[EXERCISE AIM]
Without the pictures, extract every line from the start of the material to the line containing "175, 200, 225];", both ends included.

[SOURCE DATA]
☆ ☆ ☆ ☆

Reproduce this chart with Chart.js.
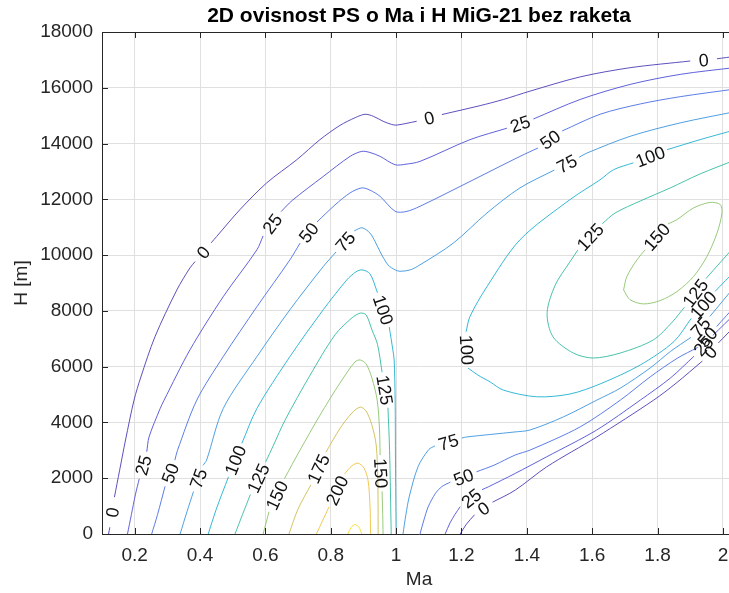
<!DOCTYPE html>
<html>
<head>
<meta charset="utf-8">
<title>2D ovisnost PS o Ma i H MiG-21 bez raketa</title>
<script src="https://cdn.jsdelivr.net/npm/chart.js@4.4.1/dist/chart.umd.min.js"></script>
<style>
  html, body { margin: 0; padding: 0; background: #fff; overflow: hidden; }
  #wrap { width: 760px; height: 593px; }
</style>
</head>
<body>
<div id="wrap"><canvas id="ps" width="760" height="593"></canvas></div>
<script>
'use strict';

// Axis ticks
const maTicks = [0.2, 0.4, 0.6, 0.8, 1, 1.2, 1.4, 1.6, 1.8, 2];
const hTicks = [0, 2000, 4000, 6000, 8000, 10000, 12000, 14000, 16000, 18000];

// Contour levels of PS
const levels = [0, 25, 50, 75, 100, 125, 150, 175, 200, 225];

// Contour lines as [Ma, H]; null marks the gap where the level label sits
const ps0a = [
  [0.120, 0], [0.124, 240], null,
  [0.138, 1320], [0.154, 2290], [0.172, 3370], [0.198, 4800], [0.219, 5630], [0.262, 7070],
  [0.329, 8750], [0.369, 9540], [0.385, 9770], null,
  [0.434, 10440], [0.451, 10670], [0.522, 11630], [0.604, 12590], [0.696, 13420], [0.767, 14140],
  [0.828, 14650], [0.875, 14930], [0.905, 15050], [0.93, 14980], [0.96, 14800], [0.985, 14690],
  [1.0, 14660], [1.03, 14720], [1.063, 14800], null,
  [1.14, 15040], [1.257, 15360], [1.328, 15580], [1.41, 15880], [1.563, 16390], [1.716, 16720],
  [1.9, 16960], null,
  [1.982, 17040], [2.04, 17130],
];
const ps0b = [
  [1.196, 0], [1.215, 350], [1.24, 690], null,
  [1.295, 1140], [1.364, 1570], [1.461, 2410], [1.614, 3480], [1.788, 4800], [1.857, 5410],
  [1.937, 6200], null,
  [1.986, 6850], [2.04, 7500],
];
const ps25a = [
  [0.178, 0], [0.19, 700], [0.202, 1400], [0.214, 1980], null,
  [0.237, 2950], [0.244, 3480], [0.278, 4500], [0.29, 4800], [0.369, 6600], [0.471, 8510],
  [0.574, 10190], [0.593, 10690], null,
  [0.648, 11560], [0.682, 11960], [0.777, 12820], [0.859, 13540], [0.895, 13720], [0.92, 13680],
  [0.951, 13540], [0.997, 13240], [1.03, 13260], [1.073, 13360], [1.226, 14140], [1.339, 14550], null,
  [1.42, 14880], [1.563, 15580], [1.716, 16120], [1.869, 16480], [2.04, 16730],
];
const ps25b = [
  [1.15, 0], [1.165, 400], [1.18, 700], [1.196, 980], null,
  [1.263, 1590], [1.282, 1690], [1.364, 2170], [1.461, 2770], [1.614, 3730], [1.747, 4800],
  [1.839, 5590], [1.911, 6370], null,
  [1.969, 7120], [2.04, 7930],
];
const ps50a = [
  [0.252, 0], [0.27, 700], [0.293, 1710], null,
  [0.323, 2650], [0.331, 3000], [0.39, 4800], [0.471, 6360], [0.574, 8150], [0.675, 9830],
  [0.706, 10430], null,
  [0.758, 11190], [0.813, 11800], [0.859, 12230], [0.895, 12410], [0.92, 12330], [0.951, 12105],
  [0.997, 11570], [1.03, 11560], [1.073, 11750], [1.226, 12640], [1.379, 13540], [1.434, 13840], null,
  [1.508, 14450], [1.624, 15050], [1.747, 15420], [1.869, 15680], [2.04, 15960],
];
const ps50b = [
  [1.073, 0], [1.085, 500], [1.098, 970], [1.12, 1450], [1.14, 1700], [1.166, 1860], null,
  [1.246, 2230], [1.30, 2470], [1.364, 2830], [1.41, 3010], [1.563, 3840], [1.686, 4800],
  [1.777, 5630], [1.86, 6300], [1.923, 6690], null,
  [1.981, 7440], [2.04, 8210],
];
const ps75a = [
  [0.339, 0], [0.36, 800], [0.38, 1520], null,
  [0.409, 2460], [0.42, 2650], [0.471, 4500], [0.574, 6360], [0.675, 8040], [0.777, 9590],
  [0.816, 10110], null,
  [0.872, 10870], [0.896, 10980], [0.92, 10790], [0.936, 10480], [0.951, 10120], [0.975, 9650],
  [0.997, 9470], [1.012, 9420], [1.043, 9470], [1.073, 9650], [1.175, 10430], [1.278, 11510],
  [1.379, 12410], [1.484, 13050], null,
  [1.56, 13510], [1.584, 13660], [1.716, 14260], [1.869, 14740], [2.04, 15150],
];
const ps75b = [
  [1.021, 0], [1.03, 700], [1.04, 1330], [1.067, 2410], [1.1, 3030], [1.119, 3160], null,
  [1.201, 3440], [1.216, 3480], [1.364, 3660], [1.41, 3730], [1.512, 4200], [1.614, 4800],
  [1.686, 5230], [1.777, 5950], [1.84, 6550], [1.902, 7050], null,
  [1.96, 7800], [2.04, 8930],
];
const ps100a = [
  [0.425, 0], [0.45, 900], [0.487, 2050], null,
  [0.528, 3250], [0.574, 4500], [0.675, 6360], [0.777, 8040], [0.849, 9110], [0.877, 9400],
  [0.896, 9470], [0.92, 9330], [0.943, 8650], null,
  [0.979, 7420], [0.99, 6600], [0.994, 6240], [0.997, 4800], [0.998, 2650], [1.0, 0],
];
const ps100b = [
  [2.04, 14500], [1.93, 14140], [1.829, 13780], null,
  [1.726, 13310], [1.665, 13060], [1.624, 12700], [1.532, 11990], [1.379, 10550], [1.278, 8870],
  [1.226, 7800], [1.214, 7250], null,
  [1.22, 5950], [1.25, 5700], [1.288, 5450], [1.328, 5160], [1.43, 4920], [1.532, 5020],
  [1.624, 5380], [1.747, 6060], [1.85, 6900], [1.903, 7730], null,
  [1.976, 8700], [2.04, 9470],
];
const ps125a = [
  [0.507, 0], [0.53, 700], [0.554, 1415], null,
  [0.601, 2590], [0.625, 3190], [0.66, 4080], [0.737, 5700], [0.813, 7140], [0.865, 7750],
  [0.89, 7920], [0.908, 7860], [0.926, 7320], [0.943, 6800], [0.957, 5800], null,
  [0.975, 4530], [0.98, 3000], [0.985, 0],
];
const ps125b = [
  [2.04, 13420], [1.93, 12910], [1.839, 12410], [1.747, 11940], [1.67, 11510], [1.631, 11130], null,
  [1.556, 10180], [1.532, 9760], [1.487, 8930], [1.462, 7930], [1.48, 7070], [1.542, 6490],
  [1.603, 6310], [1.686, 6490], [1.787, 6960], [1.845, 7600], [1.882, 8130], null,
  [1.948, 9160], [2.04, 10370],
];
const ps150a = [
  [0.593, 0], [0.611, 800], null,
  [0.658, 1980], [0.706, 3010], [0.767, 4260], [0.828, 5410], [0.874, 6170], [0.89, 6240],
  [0.908, 6100], [0.926, 5590], [0.942, 4800], [0.949, 3800], [0.951, 2830], null,
  [0.957, 1530], [0.959, 700], [0.96, 0],
];
const ps150b = [
  [1.696, 8750], [1.706, 9230], [1.737, 9830], [1.762, 10190], null,
  [1.832, 11120], [1.859, 11270], [1.91, 11690], [1.961, 11890], [1.992, 11810], [1.997, 11510],
  [1.982, 10790], [1.951, 9950], [1.91, 9230], [1.859, 8690], [1.808, 8370], [1.757, 8250],
  [1.716, 8400], [1.696, 8750],
];
const ps175 = [
  [0.672, 0], [0.7, 900], [0.739, 1760], null,
  [0.785, 2930], [0.829, 3800], [0.865, 4340], [0.89, 4550], [0.908, 4410], [0.926, 3900],
  [0.939, 3190], [0.944, 1930], [0.945, 0],
];
const ps200 = [
  [0.756, 0], [0.795, 980], null,
  [0.842, 2150], [0.865, 2450], [0.884, 2540], [0.902, 2360], [0.914, 1930], [0.92, 1030], [0.922, 0],
];
const ps225 = [
  [0.852, 0], [0.862, 230], [0.874, 340], [0.886, 250], [0.895, 0],
];

const contourLines = [
  [0, ps0a], [0, ps0b], [25, ps25a], [25, ps25b], [50, ps50a], [50, ps50b],
  [75, ps75a], [75, ps75b], [100, ps100a], [100, ps100b], [125, ps125a], [125, ps125b],
  [150, ps150a], [150, ps150b], [175, ps175], [200, ps200], [225, ps225],
];

// parula-like colours, one per level
const levelColors = ['#4a3db6', '#4e4fd6', '#4a6ee4', '#3b95df', '#1fb0cf',
  '#33bba2', '#8cc46c', '#cdbd4f', '#f2c23e', '#f5dd2a'];

const axisColor = '#262626';
const fontFamily = '"Liberation Sans", Arial, Helvetica, sans-serif';

const datasets = contourLines.map(([level, line]) => ({
  label: String(level),
  data: line.map((p) => (p ? { x: p[0], y: p[1] } : { x: null, y: null })),
  showLine: true,
  spanGaps: false,
  borderColor: levelColors[levels.indexOf(level)],
  borderWidth: 0.9,
  pointRadius: 0,
  pointHoverRadius: 0,
  tension: 0.3,
}));

// level labels written into the gaps of each contour line
const contourLabels = {
  id: 'contourLabels',
  afterDatasetsDraw(chart) {
    const { ctx, scales: { x, y } } = chart;
    chart.data.datasets.forEach((ds) => {
      const pts = ds.data;
      for (let i = 1; i < pts.length - 1; i++) {
        if (pts[i].y !== null) continue;
        const ax = x.getPixelForValue(pts[i - 1].x);
        const ay = y.getPixelForValue(pts[i - 1].y);
        const bx = x.getPixelForValue(pts[i + 1].x);
        const by = y.getPixelForValue(pts[i + 1].y);
        let ang = Math.atan2(by - ay, bx - ax);
        if (ang > Math.PI / 2) ang -= Math.PI;
        if (ang < -Math.PI / 2) ang += Math.PI;
        ctx.save();
        ctx.translate((ax + bx) / 2, (ay + by) / 2);
        ctx.rotate(ang);
        ctx.font = '18px ' + fontFamily;
        ctx.fillStyle = '#111';
        ctx.textAlign = 'center';
        ctx.textBaseline = 'alphabetic';
        ctx.fillText(ds.label, 0, 6.4);
        ctx.restore();
      }
    });
  },
};

// box and inward ticks like MATLAB axes
const axesBox = {
  id: 'axesBox',
  afterDatasetsDraw(chart) {
    const { ctx, chartArea: a, scales: { x, y } } = chart;
    ctx.save();
    ctx.strokeStyle = axisColor;
    ctx.lineWidth = 1;
    ctx.beginPath();
    ctx.moveTo(a.left, a.top + 0.5);
    ctx.lineTo(a.right, a.top + 0.5);
    ctx.moveTo(a.right - 0.5, a.top);
    ctx.lineTo(a.right - 0.5, a.bottom);
    maTicks.forEach((v) => {
      const px = Math.round(x.getPixelForValue(v)) + 0.5;
      ctx.moveTo(px, a.bottom);
      ctx.lineTo(px, a.bottom - 6);
      ctx.moveTo(px, a.top);
      ctx.lineTo(px, a.top + 6);
    });
    hTicks.forEach((v) => {
      const py = Math.round(y.getPixelForValue(v)) + 0.5;
      ctx.moveTo(a.left, py);
      ctx.lineTo(a.left + 6, py);
    });
    ctx.stroke();
    ctx.restore();
  },
};

const psChart = new Chart(document.getElementById('ps'), {
  type: 'scatter',
  data: { datasets },
  options: {
    responsive: false,
    animation: false,
    events: [],
    layout: { padding: { left: 0, right: 24, top: 0, bottom: 0 } },
    plugins: {
      legend: { display: false },
      tooltip: { enabled: false },
      title: {
        display: true,
        fullSize: false,
        text: '2D ovisnost PS o Ma i H MiG-21 bez raketa',
        color: '#000',
        font: { family: fontFamily, size: 21, weight: 'bold' },
        padding: { top: 4, bottom: 2.8 },
      },
    },
    scales: {
      x: {
        type: 'linear',
        min: 0.1,
        max: 2.04,
        afterBuildTicks: (s) => { s.ticks = maTicks.map((v) => ({ value: v })); },
        afterFit: (s) => { s.height = 59; },
        ticks: {
          autoSkip: false,
          maxRotation: 0,
          padding: 10,
          color: axisColor,
          font: { family: fontFamily, size: 19 },
          callback: (v) => String(v),
        },
        grid: { color: '#e0e0e0', drawTicks: false },
        border: { display: true, color: axisColor, width: 1 },
        title: {
          display: true,
          text: 'Ma',
          color: axisColor,
          font: { family: fontFamily, size: 19 },
          padding: { top: 0, bottom: 2 },
        },
      },
      y: {
        type: 'linear',
        min: 0,
        max: 18000,
        afterBuildTicks: (s) => { s.ticks = hTicks.map((v) => ({ value: v })); },
        afterFit: (s) => { s.width = 102; },
        ticks: {
          autoSkip: false,
          padding: 9,
          color: axisColor,
          font: { family: fontFamily, size: 19 },
          callback: (v) => String(v),
        },
        grid: { color: '#e0e0e0', drawTicks: false },
        border: { display: true, color: axisColor, width: 1 },
        title: {
          display: true,
          text: 'H [m]',
          color: axisColor,
          font: { family: fontFamily, size: 19 },
          padding: { top: 10.6, bottom: 0 },
        },
      },
    },
  },
  plugins: [contourLabels, axesBox],
});
</script>
</body>
</html>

☆ ☆ ☆ ☆

[FINISHED EXERCISE]
Reproduce this chart with Chart.js.
<!DOCTYPE html>
<html>
<head>
<meta charset="utf-8">
<title>2D ovisnost PS o Ma i H MiG-21 bez raketa</title>
<script src="https://cdn.jsdelivr.net/npm/chart.js@4.4.1/dist/chart.umd.min.js"></script>
<style>
  html, body { margin: 0; padding: 0; background: #fff; overflow: hidden; }
  #wrap { width: 760px; height: 593px; }
</style>
</head>
<body>
<div id="wrap"><canvas id="ps" width="760" height="593"></canvas></div>
<script>
'use strict';

// Axis ticks
const maTicks = [0.2, 0.4, 0.6, 0.8, 1, 1.2, 1.4, 1.6, 1.8, 2];
const hTicks = [0, 2000, 4000, 6000, 8000, 10000, 12000, 14000, 16000, 18000];

// Contour levels of PS
const levels = [0, 25, 50, 75, 100, 125, 150, 175, 200, 225];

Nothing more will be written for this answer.